GRAND MARAIS, MINN. – Elissa Wall hasn’t seen a cent of the more than $10 million dollars she’s owed from a lawsuit against self-described prophet and polygamous cult leader Warren Jeffs.
He doesn’t have a bank account, she testified Wednesday afternoon.
Wall is trying to collect money from a land sale conducted, on paper, by his brother Seth Jeffs and his Montana-based Emerald Industries LLC. She’s convinced that Seth Jeffs used Warren Jeffs’ money to buy 40 acres here in 2018, property that he sold in 2023 for $130,000.
“I’m here to recover the money given to Seth Jeffs,” she told the Cook County jury.
According to court documents, Seth Jeffs claims he used his own money to buy the land. He’s expected to testify on Thursday.

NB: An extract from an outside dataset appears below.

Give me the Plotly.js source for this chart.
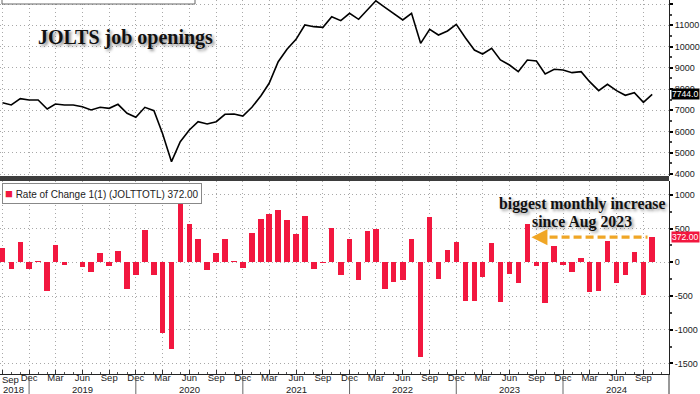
<!DOCTYPE html>
<html>
<head>
<meta charset="utf-8">
<script src="https://cdn.plot.ly/plotly-3.0.1.min.js"></script>
<style>html,body{margin:0;padding:0;background:#fff;}#chart{width:700px;height:394px;}</style>
</head>
<body>
<div id="chart"></div>
<script>
// ---- data (monthly, Sep 2018 .. Oct 2024) ----
const startYear = 2018, startMonth = 9, nMonths = 74;
const months = [];
for (let i = 0; i < nMonths; i++) {
  const mi = startMonth - 1 + i;
  const y = startYear + Math.floor(mi / 12);
  const m = (mi % 12) + 1;
  months.push(y + '-' + String(m).padStart(2, '0') + '-01');
}
// JOLTS job openings (thousands)
const openings = [
  7355, 7247, 7544, 7482, 7482, 7059, 7294, 7247, 7247, 7169, 7012, 7138,
  7090, 7279, 6856, 6667, 7138, 6980, 5915, 4580, 5520, 6071, 6462, 6353,
  6462, 6809, 6824, 6729, 7138, 7686, 8268, 9286, 9867, 10337, 11012, 10933,
  10902, 11404, 11216, 11561, 11279, 11718, 12150, 11845, 11561, 11247, 11561, 10150,
  10809, 10541, 10730, 11045, 10414, 9835, 9647, 9914, 9365, 9129, 8814, 9365,
  9318, 8706, 8926, 8894, 8769, 8814, 8344, 7921, 8219, 7921, 7703, 7826,
  7372, 7744
];
// Rate of change 1(1)
const change = [
  208, -104, 297, -104, 20, -425, 252, -40, 5, -74, -148, 143,
  -49, 168, -396, -188, 480, -193, -1045, -1287, 960, 569, 341, -119,
  143, 341, 20, -89, 430, 638, 712, 777, 628, 415, 688, -104,
  -5, 504, -188, 346, -267, 465, 495, -401, -297, -267, 346, -1400,
  673, -247, 178, 307, -574, -569, -218, 287, -589, -178, -312, 564,
  -49, -608, 247, -40, -138, 69, -445, -430, 317, -312, -188, 148,
  -485, 372
];
const tickDates = [
  '2018-09-01','2018-12-01','2019-03-01','2019-06-01','2019-09-01','2019-12-01',
  '2020-03-01','2020-06-01','2020-09-01','2020-12-01','2021-03-01','2021-06-01',
  '2021-09-01','2021-12-01','2022-03-01','2022-06-01','2022-09-01','2022-12-01',
  '2023-03-01','2023-06-01','2023-09-01','2023-12-01','2024-03-01','2024-06-01','2024-09-01'
];
const tickLabels = [
  '','Dec','Mar','Jun','Sep','Dec','Mar','Jun','Sep','Dec','Mar','Jun',
  'Sep','Dec','Mar','Jun','Sep','Dec','Mar','Jun','Sep','Dec','Mar','Jun','Sep'
];
const topTicks = [4000, 5000, 6000, 7000, 8000, 9000, 10000, 11000, 12000];
const topTickText = ['4000','5000','6000','7000','8000','9000','10000','11000','12000'];
const botTicks = [-1500, -1000, -500, 0, 500, 1000];
const botTickText = ['-1500','-1000','-500','0','500','1000'];
const years = ['2018','2019','2020','2021','2022','2023','2024'];
const yearCenters = ['2018-10-08','2019-06-01','2020-06-01','2021-06-01','2022-06-01','2023-06-01','2024-06-01'];
const yearBreaks = ['2018-12-01','2019-12-01','2020-12-01','2021-12-01','2022-12-01','2023-12-01'];
const lastOpenings = '7744.0';
const lastChange = '372.00';
const seriesName = 'Rate of Change 1(1) (JOLTTOTL) ' + lastChange;

// ---- styling ----
const RED = '#f2173f';
const GOLD = '#f0a626';
const gridStyle = {showgrid: true, gridcolor: '#a8a8a8', gridwidth: 1, griddash: '1px,3px'};
const tickFont = {family: 'Liberation Sans, Arial, sans-serif', size: 9.5, color: '#222'};
const yTickFont = {family: 'Liberation Sans, Arial, sans-serif', size: 9, color: '#222'};

const traces = [
  {
    type: 'scatter', mode: 'lines', x: months, y: openings,
    xaxis: 'x', yaxis: 'y', showlegend: false,
    line: {color: '#000', width: 1.6}
  },
  {
    type: 'bar', x: months, y: change, xaxis: 'x', yaxis: 'y2',
    name: seriesName, marker: {color: RED, line: {width: 0}},
    width: 18.8 * 86400000, showlegend: false
  }
];

const topDom = [(374 - 176) / 374, 1];
const botDom = [0, (374 - 181) / 374];
const serif = 'Liberation Serif, Times New Roman, serif';

const annotations = [
  {xref: 'paper', yref: 'paper', x: 125 / 669, y: 1 - 38 / 374, xanchor: 'center', yanchor: 'middle',
   text: 'JOLTS job openings', showarrow: false,
   font: {family: serif, size: 20, color: '#111', weight: 'bold',
          shadow: '2px 2px 3px rgba(0,0,0,0.45)'}},
  {xref: 'paper', yref: 'y2', x: 582 / 669, y: 865, xanchor: 'center', yanchor: 'middle',
   text: 'biggest monthly increase', showarrow: false,
   font: {family: serif, size: 15.8, color: '#111', weight: 'bold',
          shadow: '2px 2px 3px rgba(0,0,0,0.4)'}},
  {xref: 'paper', yref: 'y2', x: 582 / 669, y: 598, xanchor: 'center', yanchor: 'middle',
   text: 'since Aug 2023', showarrow: false,
   font: {family: serif, size: 15.8, color: '#111', weight: 'bold',
          shadow: '2px 2px 3px rgba(0,0,0,0.4)'}},
  // arrow head pointing at Aug 2023 bar
  {xref: 'x', yref: 'y2', axref: 'x', ayref: 'y2', x: '2023-08-15', y: change[nMonths - 1],
   ax: '2023-09-12', ay: change[nMonths - 1], text: '', showarrow: true,
   arrowhead: 2, arrowsize: 1, arrowwidth: 3.2, arrowcolor: GOLD},
  // last value labels
  {xref: 'paper', yref: 'y', x: 1, y: openings[nMonths - 1], xanchor: 'left', yanchor: 'middle', xshift: 2,
   text: lastOpenings, showarrow: false, bgcolor: '#000', borderpad: 0,
   font: {family: 'Liberation Sans, Arial, sans-serif', size: 8.6, color: '#fff'}},
  {xref: 'paper', yref: 'y2', x: 1, y: change[nMonths - 1], xanchor: 'left', yanchor: 'middle', xshift: 2,
   text: lastChange, showarrow: false, bgcolor: RED, borderpad: 0,
   font: {family: 'Liberation Sans, Arial, sans-serif', size: 8.6, color: '#fff'}},
  // legend box of the lower panel
  {xref: 'paper', yref: 'paper', x: 2 / 669, y: 1 - 183 / 374, xanchor: 'left', yanchor: 'top',
   text: '<span style="color:' + RED + ';font-size:13px">■</span> ' + seriesName, showarrow: false,
   bgcolor: '#fff', bordercolor: '#888', borderwidth: 1, borderpad: 2,
   font: {family: 'Liberation Sans, Arial, sans-serif', size: 10, color: '#222'}},
  // first (clipped) month label
  {xref: 'paper', yref: 'paper', x: 0, y: -(379.5 - 374) / 374, xanchor: 'left', yanchor: 'middle',
   text: 'Sep', showarrow: false, font: tickFont}
];
years.forEach((yr, k) => {
  annotations.push({xref: 'x', yref: 'paper', x: yearCenters[k], y: -(389 - 374) / 374,
    xanchor: 'center', yanchor: 'middle', text: yr, showarrow: false, font: tickFont});
});

const shapes = [
  // panel separator
  {type: 'rect', xref: 'paper', yref: 'paper', x0: -0.01, x1: 1, y0: botDom[1], y1: topDom[0],
   fillcolor: '#3d3d3d', line: {width: 0}},
  // clipped top legend box
  {type: 'rect', xref: 'paper', yref: 'paper', x0: 0.003, x1: 0.2915, y0: 1 - 4 / 374, y1: 1.05,
   fillcolor: '#fff', line: {color: '#666', width: 1}},
  // dashed arrow shaft
  {type: 'line', xref: 'x', yref: 'y2', x0: '2023-09-05', x1: '2024-09-15',
   y0: change[nMonths - 1], y1: change[nMonths - 1],
   line: {color: GOLD, width: 3.2, dash: '8px,4px'}},
  // right axis extension into label area
  {type: 'line', xref: 'paper', yref: 'paper', x0: 1, x1: 1, y0: 0, y1: -0.06,
   line: {color: '#333', width: 1}}
];
yearBreaks.forEach(d => {
  shapes.push({type: 'line', xref: 'x', yref: 'paper', x0: d, x1: d, y0: -0.005, y1: -0.06,
    line: {color: '#666', width: 1}});
});

const layout = {
  width: 700, height: 394,
  margin: {l: 0, r: 31, t: 0, b: 20, pad: 0},
  paper_bgcolor: '#fff', plot_bgcolor: '#fff',
  bargap: 0,
  showlegend: false,
  xaxis: Object.assign({
    type: 'date', anchor: 'y2', range: ['2018-08-23 12:00', '2024-11-27 12:00'],
    tickmode: 'array', tickvals: tickDates, ticktext: tickLabels,
    ticks: 'inside', ticklen: 4, tickcolor: '#333', tickwidth: 1,
    ticklabelstandoff: -5,
    minor: {dtick: 'M1', ticks: 'inside', ticklen: 2, tickcolor: '#555', showgrid: false},
    showline: true, linecolor: '#222', linewidth: 1,
    tickfont: tickFont, tickangle: 0, zeroline: false, automargin: false
  }, gridStyle),
  yaxis: Object.assign({
    domain: topDom, anchor: 'x', side: 'right', range: [3906, 12188],
    tickmode: 'array', tickvals: topTicks, ticktext: topTickText,
    ticks: 'outside', ticklen: 3, tickwidth: 2, tickcolor: '#000',
    minor: {dtick: 500, ticks: 'outside', ticklen: 2, tickcolor: '#444', showgrid: false},
    showline: true, linecolor: '#222', linewidth: 1,
    tickfont: yTickFont, zeroline: false, automargin: false
  }, gridStyle),
  yaxis2: Object.assign({
    domain: botDom, anchor: 'x', side: 'right', range: [-1657, 1206],
    tickmode: 'array', tickvals: botTicks, ticktext: botTickText,
    ticks: 'outside', ticklen: 3, tickwidth: 2, tickcolor: '#000',
    minor: {dtick: 250, ticks: 'outside', ticklen: 2, tickcolor: '#444', showgrid: false},
    showline: true, linecolor: '#222', linewidth: 1,
    tickfont: yTickFont, zeroline: false, automargin: false
  }, gridStyle),
  annotations: annotations,
  shapes: shapes
};

Plotly.newPlot('chart', traces, layout, {displayModeBar: false, staticPlot: true});
</script>
</body>
</html>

Warren Jeffs is also named in the lawsuit, but he’s currently in a Texas prison where he is serving a life sentence for child sexual assault. He’s still in the leadership role he inherited with the Fundamentalist Church of Jesus Christ of Latter-Day Saints, according to Wall.
The fundamentalist sect broke away from Mormonism after the latter moved away from polygamy.
Wall testified that the church has shell organizations it funnels its money through. Warren Jeffs is skilled in bookkeeping and tax laws and he’s at the top of the hierarchy. Money is never in his name, she said.